Moi dans la vie j'avais deux ennemies, les séries françaises et les épinards. Maintenant, j'ai vu Kaamelott et je ne bouffe plus d'épinards, merci de rien, en revoir m'sieurs dames.
Vous voulez que je vous dise … à ce niveau là ce n'est plus une simple série, c'est de l'art. Non content d'être le réalisateur de cette petite pépite, Astier est également acteur principal, scénariste, producteur et enfin compositeur de la bande son.
Et quelle réussite ! Arriver à construire un univers avec autant de personnages secondaires et de faire que chacune de leurs apparitions soit un délice pour le spectateur, alors là je tire mon chapeau. Je parle bien du fameux duo formé par Karadoc, maître incontesté de la gastronomie bretonne, inventeur du croque monsieur et de Provencal le gaulois, fraichement chevalorisé et jeune prodige de la cartographie. Avec une touche Monthy pythonienne certaine, ce duo ravageur qui étale son ignorance partout où il passe n'a qu'un but, déclencher le fou rire chez le spectateur. Mais je parle aussi de Léodagan, bourrin assumé, du maître d'arme aux techniques provocatrices pour le moins atypiques, du roi Loth, professeur de Latin, de Merlin enchanteur et vainqueur de la belote de Winchester et de bien d'autres encore … Véritables machines à rire, chacun dans leur propre style bien défini, ils meublent parfaitement cette série qui malgré une quête bien définie, aurait tendance elle aussi à vouloir « arrêter l'Graal ».
Arthur, seul être a peu près sensé de Bretagne jusqu'en Aquitaine, joue le rôle du médiateur à la perfection. Un coup gronchon, un coup ahurie, parfois même émerveillé devant tant d'absurdité, il prend sur lui tout en répliquant avec un humour dont lui seul à le savoir faire. Son credo ? Se battre pour la dignité des faibles. Il en devient un personnage attachant et intriguant, qui sera le fil conducteur de nos émotions.

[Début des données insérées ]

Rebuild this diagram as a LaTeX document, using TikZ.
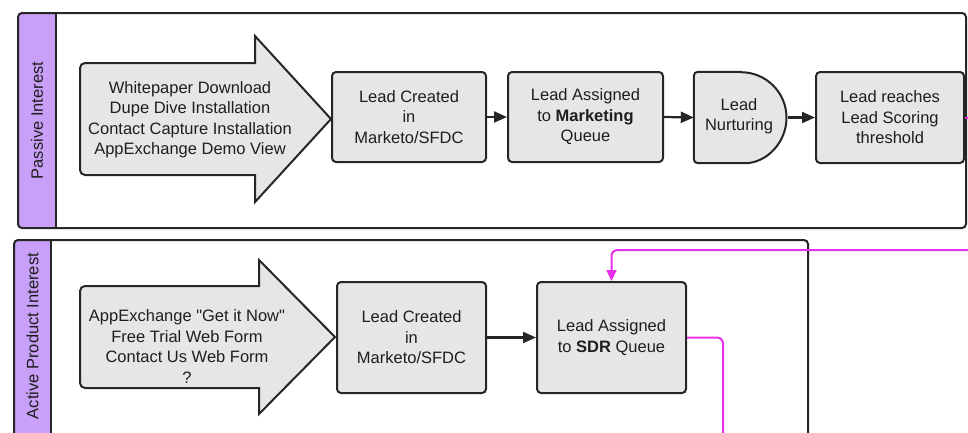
\documentclass[tikz,border=0pt]{standalone}
\usepackage{fontspec}
\setmainfont{Liberation Sans}[Ligatures=TeXOff]
\usetikzlibrary{arrows.meta}
\definecolor{lanepurple}{RGB}{201,160,247}
\definecolor{boxgray}{RGB}{230,230,230}
\definecolor{edgec}{RGB}{38,38,38}
\definecolor{mag}{RGB}{232,48,232}
\definecolor{txt}{RGB}{30,30,30}
\begin{document}
\begin{tikzpicture}[x=1pt,y=-1pt,
  font=\fontsize{16.5}{20.5}\selectfont, text=txt,
  proc/.style={draw=edgec, line width=2pt, fill=boxgray, rounded corners=4pt,
    align=center, inner sep=0pt},
  lane/.style={draw=edgec, line width=2pt, rounded corners=4pt},
  bigarrow/.style={draw=edgec, line width=2pt, fill=boxgray},
  flow/.style={draw=edgec, line width=2.2pt, -{Triangle[length=13pt,width=11pt]}},
  mflow/.style={draw=mag, line width=2pt, rounded corners=6pt},
  lanelabel/.style={rotate=90, inner sep=0pt}
]
\useasboundingbox (0,0) rectangle (968,432);
\clip (0,0) rectangle (968,432);

% ---------- top lane ----------
\fill[lanepurple, rounded corners=4pt] (18,13) rectangle (56,228);
\fill[lanepurple] (40,13) rectangle (56,228);
\draw[lane] (18,13) rectangle (966,228);
\draw[edgec, line width=2pt] (56,13) -- (56,228);
\node[lanelabel] (lab1) at (37,120.5) {Passive Interest};

\draw[bigarrow] (168,63) [rounded corners=5pt] -- (80,63) -- (80,175) -- (168,175)
  [sharp corners] -- (255,175) -- (255,202) -- (331,119) -- (255,36) -- (255,63) -- cycle;
\node[align=center] (src1) at (190,119.5) {Whitepaper Download\\Dupe Dive Installation\\Contact Capture Installation\\AppExchange Demo View};

\node[proc, minimum width=154pt, minimum height=90pt] (lc1) at (409,117) {Lead Created\\in\\Marketo/SFDC};
\node[proc, minimum width=155pt, minimum height=90pt] (mq) at (585.5,117) {Lead Assigned\\to \textbf{Marketing}\\Queue};
\node[minimum width=94pt, minimum height=91pt, inner sep=0pt] (nurt) at (741,117.5) {};
\draw[draw=edgec, line width=2pt, fill=boxgray]
  (nurt.north) [rounded corners=4pt] -- (nurt.north west) -- (nurt.south west) -- (nurt.south)
  [sharp corners] arc[start angle=-90, end angle=90, radius=45.5pt] -- cycle;
\node[align=center] (nurttext) at (739,116) {Lead\\Nurturing};
\node[proc, minimum width=148pt, minimum height=91pt] (lrt) at (890,117.5) {Lead reaches\\Lead Scoring\\threshold};

\draw[flow] (lc1.east) -- (mq.west);
\draw[flow] (mq.east) -- (nurt.west);
\draw[flow] (nurt.east) -- (lrt.west);

% ---------- bottom lane ----------
\fill[lanepurple, rounded corners=4pt] (14,240) rectangle (51,445);
\fill[lanepurple] (35,240) rectangle (51,445);
\draw[lane] (14,240) rectangle (808,445);
\draw[edgec, line width=2pt] (51,240) -- (51,445);
\node[lanelabel] (lab2) at (32.5,336) {Active Product Interest};

\draw[bigarrow] (168,286) [rounded corners=5pt] -- (80,286) -- (80,388) -- (168,388)
  [sharp corners] -- (259,388) -- (259,414) -- (335,337) -- (259,260) -- (259,286) -- cycle;
\node[align=center] (src2) at (187,346.5) {AppExchange "Get it Now"\\Free Trial Web Form\\Contact Us Web Form\\?};

\node[proc, minimum width=149pt, minimum height=111pt] (lc2) at (411.5,337.5) {Lead Created\\in\\Marketo/SFDC};
\node[proc, minimum width=149pt, minimum height=111pt] (sdr) at (611.5,337.5) {Lead Assigned\\to \textbf{SDR} Queue};

\draw[flow] (lc2.east) -- (sdr.west);

% ---------- magenta connectors ----------
\coordinate (m1) at (975,117.5);
\coordinate (m2) at (975,250);
\coordinate (m3) at (723,450);
\draw[mflow] (lrt.east) -- (m1);
\draw[mflow, -{Triangle[length=11pt,width=10pt]}] (m2) -| (sdr.north);
\draw[mflow] (sdr.east) -| (m3);
\end{tikzpicture}
\end{document}
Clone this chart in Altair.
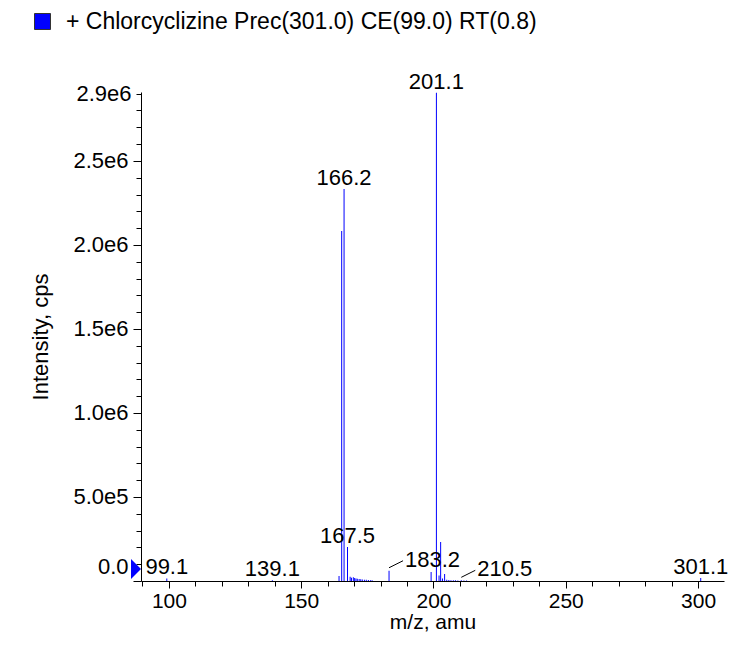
import altair as alt
import pandas as pd

# ---- data ----
series_name = "+ Chlorcyclizine Prec(301.0) CE(99.0) RT(0.8)"

peak_mz = [99.2, 139.1, 164.3, 165.3, 166.2, 167.5,
           168.5, 169.0, 169.7, 170.2, 170.7, 171.2, 171.9, 172.5, 173.1, 173.9, 174.6, 175.4, 176.2, 176.8,
           183.2, 199.1, 201.1, 202.1, 202.7, 203.4, 204.2,
           205.0, 205.8, 206.6, 207.5, 208.3, 209.2, 210.5, 211.5, 212.5, 301.0]
peak_intensity = [15000, 5000, 30000, 2083000, 2333000, 202000,
                  25000, 20000, 22000, 18000, 15000, 14000, 12000, 10000, 9000, 8000, 7000, 6000, 5000, 5000,
                  61000, 54000, 2905000, 32000, 232000, 15000, 42000,
                  8000, 6000, 5000, 4000, 4000, 3000, 4000, 3000, 3000, 18000]

top_label_text = ["99.1", "139.1", "166.2", "167.5", "201.1", "301.1"]
top_label_mz = [99.2, 139.1, 166.2, 167.5, 201.1, 301.0]

leader_label_text = ["183.2", "210.5"]
leader_label_mz = [183.2, 210.5]

x_tick_values = list(range(90, 311, 10))
y_tick_values = [i * 100000 for i in range(0, 30)]

X_DOMAIN = [89.45, 309.8]
Y_DOMAIN = [0, 2910000]

FONT = "Liberation Sans"
BLUE = "#0000ff"
FS = 22
FSX = 21

# ---- tables ----
lookup = dict(zip(peak_mz, peak_intensity))
peaks = pd.DataFrame({"mz": peak_mz, "intensity": peak_intensity, "series": series_name})
top_labels = pd.DataFrame({"mz": top_label_mz,
                           "intensity": [lookup[m] for m in top_label_mz],
                           "label": top_label_text})
leader_labels = pd.DataFrame({"mz": leader_label_mz,
                              "intensity": [lookup[m] for m in leader_label_mz],
                              "label": leader_label_text})
marker = pd.DataFrame({"mz": [X_DOMAIN[0]], "intensity": [0]})

x_scale = alt.Scale(domain=X_DOMAIN, nice=False, zero=False, padding=0)
y_scale = alt.Scale(domain=Y_DOMAIN, nice=False, padding=0)

x_axis = alt.Axis(
    title="m/z, amu",
    values=x_tick_values,
    labelExpr="datum.value % 50 == 0 ? datum.label : ''",
    tickSize={"condition": {"test": "datum.value % 50 == 0", "value": 7}, "value": 5},
    labelPadding=2,
    titlePadding=0,
    labelFontSize=FSX,
    titleFontSize=FSX,
    labelOverlap=False,
    labelFlush=False,
    grid=False,
)
y_axis = alt.Axis(
    title="Intensity, cps",
    values=y_tick_values,
    labelExpr="datum.value == 0 ? '0.0' : ((datum.value % 500000 == 0 || datum.value == 2900000) ? replace(format(datum.value, '.1e'), '+', '') : '')",
    tickSize={"condition": {"test": "datum.value % 500000 == 0", "value": 8}, "value": 5},
    labelOffset={"condition": {"test": "datum.value == 0", "value": -15}, "value": 0},
    labelPadding=5,
    titlePadding=20,
    labelOverlap=False,
    labelFlush=False,
    grid=False,
)

X = alt.X("mz:Q", scale=x_scale, axis=x_axis)
Y = alt.Y("intensity:Q", scale=y_scale, axis=y_axis, stack=None)

bars = alt.Chart(peaks).mark_bar(width=1, orient="vertical").encode(
    x=X,
    y=Y,
    color=alt.Color(
        "series:N",
        scale=alt.Scale(domain=[series_name], range=[BLUE]),
        legend=alt.Legend(
            title=None,
            orient="none",
            legendX=-110,
            legendY=-82,
            symbolType="square",
            symbolSize=256,
            symbolStrokeColor="#333333",
            symbolStrokeWidth=1,
            symbolFillColor=BLUE,
            labelFontSize=23,
            labelFont=FONT,
            labelColor="black",
            labelOffset=12,
            labelLimit=1000,
            padding=0,
        ),
    ),
)

tri = alt.Chart(marker).mark_point(
    shape="M -0.5 -1 L 0.5 0 L -0.5 1 Z", filled=True, color=BLUE, opacity=1,
    size=400, xOffset=-5, yOffset=-12,
).encode(x=X, y=Y)

top_text = alt.Chart(top_labels).mark_text(
    align="center", baseline="alphabetic", dy=-4, fontSize=FS, font=FONT, color="black"
).encode(x=X, y=Y, text="label:N")

leader_lines = alt.Chart(leader_labels).mark_rule(
    color="black", strokeWidth=1, yOffset=-3, x2Offset=14, y2Offset=-10
).encode(x=X, x2="mz:Q", y=Y, y2="intensity:Q")

leader_text = alt.Chart(leader_labels).mark_text(
    align="left", baseline="alphabetic", dx=16, dy=-4, fontSize=FS, font=FONT, color="black"
).encode(x=X, y=Y, text="label:N")

chart = alt.layer(bars, tri, top_text, leader_lines, leader_text).properties(
    width=583,
    height=489,
    padding={"left": 133, "top": 84, "right": 5, "bottom": 53},
    autosize=alt.AutoSizeParams(type="none"),
    background="white",
).configure_view(stroke=None).configure_axis(
    domainColor="black",
    tickColor="black",
    labelColor="black",
    titleColor="black",
    labelFont=FONT,
    titleFont=FONT,
    labelFontSize=FS,
    titleFontSize=FS,
    titleFontWeight="normal",
)

chart.save("out.html", embed_options={"renderer": "svg", "actions": False})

C'est ainsi qu'en même temps qu'Arthur sombre progressivement dans les abysses, nous l'y rejoignons à nôtre tour. Le temps passe, la foi s'ébranle. L'empire romain lui même connaît sa fin. La Bretagne, inconsciente du danger qui la guette, continue sur la voie de la trahison, de la vengeance et de l'absurde. Arthur quand à lui va rentrer dans une spirale infernale. Tout comme un sort qu'on lui aurait jeté, ses épaules ne sont plus assez grandes. Il se meurt d'une dépression aussi lente que dévastatrice. C'est ici toute l'habilité de cette méticuleuse série. Alors que la plupart des personnages restent fidèles à leurs personnalité initiales, Arthur lui se décroche petit à petit, d'une façon subtile mais perceptible, de ce cadre burlesque initialement instauré. L'histoire va donc s'approfondir en ce recentrant sur lui même tout en gardant un œil sur la connerie avoisinante. Un dernier détour à Rome dans les jeunes années d'Arthur nous permettra de mieux comprendre ce dernier chapitre et surtout de donner un sens à tout ce merdier.
C'est donc en homme comblé, que le saint Graal de la comédie française m'a désormais transformé. Comblé de rire, de part ses répliques plus épiques les une que les autres. Comblé d'affection de part ses personnages atypiques et attachants, tous, chacun à leur manière. Mais aussi troublé. Troublé par l'adresse et la justesse de son chef d'orchestre, Alexandre Astier, qui a su parfaitement manipuler les émotions du spectateur en le faisant tout d'abord et à maintes reprises, rire à n'en plus pouvoir, puis, lentement mais sûrement, sans prévenir ni guérir, le toucher par une force invisible qui clôturera ce rire, pour laisser place au silence et a un drame sombre empli de mélancolie.